Data lines:
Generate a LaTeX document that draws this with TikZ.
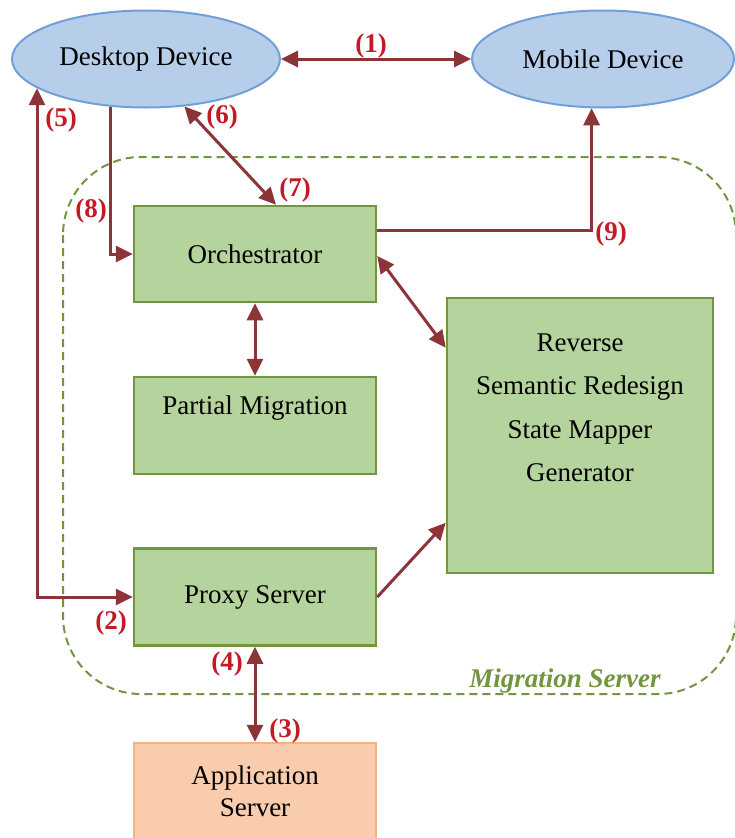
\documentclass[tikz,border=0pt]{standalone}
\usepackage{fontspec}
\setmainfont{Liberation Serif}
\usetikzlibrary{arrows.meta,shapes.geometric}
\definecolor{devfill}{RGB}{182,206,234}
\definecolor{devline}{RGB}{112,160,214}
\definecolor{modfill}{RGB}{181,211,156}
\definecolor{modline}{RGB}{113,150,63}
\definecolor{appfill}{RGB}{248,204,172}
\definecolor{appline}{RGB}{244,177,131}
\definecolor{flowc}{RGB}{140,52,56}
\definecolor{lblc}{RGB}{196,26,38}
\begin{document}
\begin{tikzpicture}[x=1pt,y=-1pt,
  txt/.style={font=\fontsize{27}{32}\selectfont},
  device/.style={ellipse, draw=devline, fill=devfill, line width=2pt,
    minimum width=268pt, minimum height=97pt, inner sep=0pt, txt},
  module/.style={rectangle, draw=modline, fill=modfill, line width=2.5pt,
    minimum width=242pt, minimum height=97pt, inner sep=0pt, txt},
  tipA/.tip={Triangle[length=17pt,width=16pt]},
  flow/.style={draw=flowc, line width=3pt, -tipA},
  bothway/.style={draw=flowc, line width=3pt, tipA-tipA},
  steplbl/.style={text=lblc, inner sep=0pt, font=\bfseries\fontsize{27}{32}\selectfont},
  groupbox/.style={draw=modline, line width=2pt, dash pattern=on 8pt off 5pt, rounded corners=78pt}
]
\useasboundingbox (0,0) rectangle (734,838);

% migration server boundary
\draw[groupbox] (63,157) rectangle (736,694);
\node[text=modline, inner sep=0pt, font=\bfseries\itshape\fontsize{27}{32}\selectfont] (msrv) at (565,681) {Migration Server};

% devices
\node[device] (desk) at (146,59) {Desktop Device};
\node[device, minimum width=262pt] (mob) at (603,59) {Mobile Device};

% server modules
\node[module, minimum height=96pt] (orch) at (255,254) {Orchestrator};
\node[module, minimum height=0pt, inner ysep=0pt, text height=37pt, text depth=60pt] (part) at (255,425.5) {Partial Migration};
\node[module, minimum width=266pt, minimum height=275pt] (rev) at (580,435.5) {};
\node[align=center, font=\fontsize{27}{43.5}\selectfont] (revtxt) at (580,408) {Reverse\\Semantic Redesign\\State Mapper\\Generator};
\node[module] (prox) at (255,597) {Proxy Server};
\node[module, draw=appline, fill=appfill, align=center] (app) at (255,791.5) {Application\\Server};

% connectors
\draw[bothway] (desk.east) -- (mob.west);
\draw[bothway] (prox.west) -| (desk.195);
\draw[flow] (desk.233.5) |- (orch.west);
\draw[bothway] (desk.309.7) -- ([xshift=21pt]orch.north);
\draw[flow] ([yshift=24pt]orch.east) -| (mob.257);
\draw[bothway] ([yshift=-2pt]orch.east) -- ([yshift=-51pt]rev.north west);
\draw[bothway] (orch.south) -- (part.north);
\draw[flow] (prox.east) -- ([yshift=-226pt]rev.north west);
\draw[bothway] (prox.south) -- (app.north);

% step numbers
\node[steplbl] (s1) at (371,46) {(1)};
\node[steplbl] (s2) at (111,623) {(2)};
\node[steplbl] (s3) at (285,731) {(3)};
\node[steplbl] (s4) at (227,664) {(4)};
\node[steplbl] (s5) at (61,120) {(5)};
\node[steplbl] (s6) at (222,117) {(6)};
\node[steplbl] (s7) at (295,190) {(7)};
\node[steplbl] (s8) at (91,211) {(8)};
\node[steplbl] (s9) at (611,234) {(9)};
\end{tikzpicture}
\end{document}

Instructions for the task:
Repeat, with no pictures, each line from the beginning of the data through the line containing "minimum width=262pt] (mob)", inclusive.

Expected output:
Generate a LaTeX document that draws this with TikZ.
\documentclass[tikz,border=0pt]{standalone}
\usepackage{fontspec}
\setmainfont{Liberation Serif}
\usetikzlibrary{arrows.meta,shapes.geometric}
\definecolor{devfill}{RGB}{182,206,234}
\definecolor{devline}{RGB}{112,160,214}
\definecolor{modfill}{RGB}{181,211,156}
\definecolor{modline}{RGB}{113,150,63}
\definecolor{appfill}{RGB}{248,204,172}
\definecolor{appline}{RGB}{244,177,131}
\definecolor{flowc}{RGB}{140,52,56}
\definecolor{lblc}{RGB}{196,26,38}
\begin{document}
\begin{tikzpicture}[x=1pt,y=-1pt,
  txt/.style={font=\fontsize{27}{32}\selectfont},
  device/.style={ellipse, draw=devline, fill=devfill, line width=2pt,
    minimum width=268pt, minimum height=97pt, inner sep=0pt, txt},
  module/.style={rectangle, draw=modline, fill=modfill, line width=2.5pt,
    minimum width=242pt, minimum height=97pt, inner sep=0pt, txt},
  tipA/.tip={Triangle[length=17pt,width=16pt]},
  flow/.style={draw=flowc, line width=3pt, -tipA},
  bothway/.style={draw=flowc, line width=3pt, tipA-tipA},
  steplbl/.style={text=lblc, inner sep=0pt, font=\bfseries\fontsize{27}{32}\selectfont},
  groupbox/.style={draw=modline, line width=2pt, dash pattern=on 8pt off 5pt, rounded corners=78pt}
]
\useasboundingbox (0,0) rectangle (734,838);

% migration server boundary
\draw[groupbox] (63,157) rectangle (736,694);
\node[text=modline, inner sep=0pt, font=\bfseries\itshape\fontsize{27}{32}\selectfont] (msrv) at (565,681) {Migration Server};

% devices
\node[device] (desk) at (146,59) {Desktop Device};
\node[device, minimum width=262pt] (mob) at (603,59) {Mobile Device};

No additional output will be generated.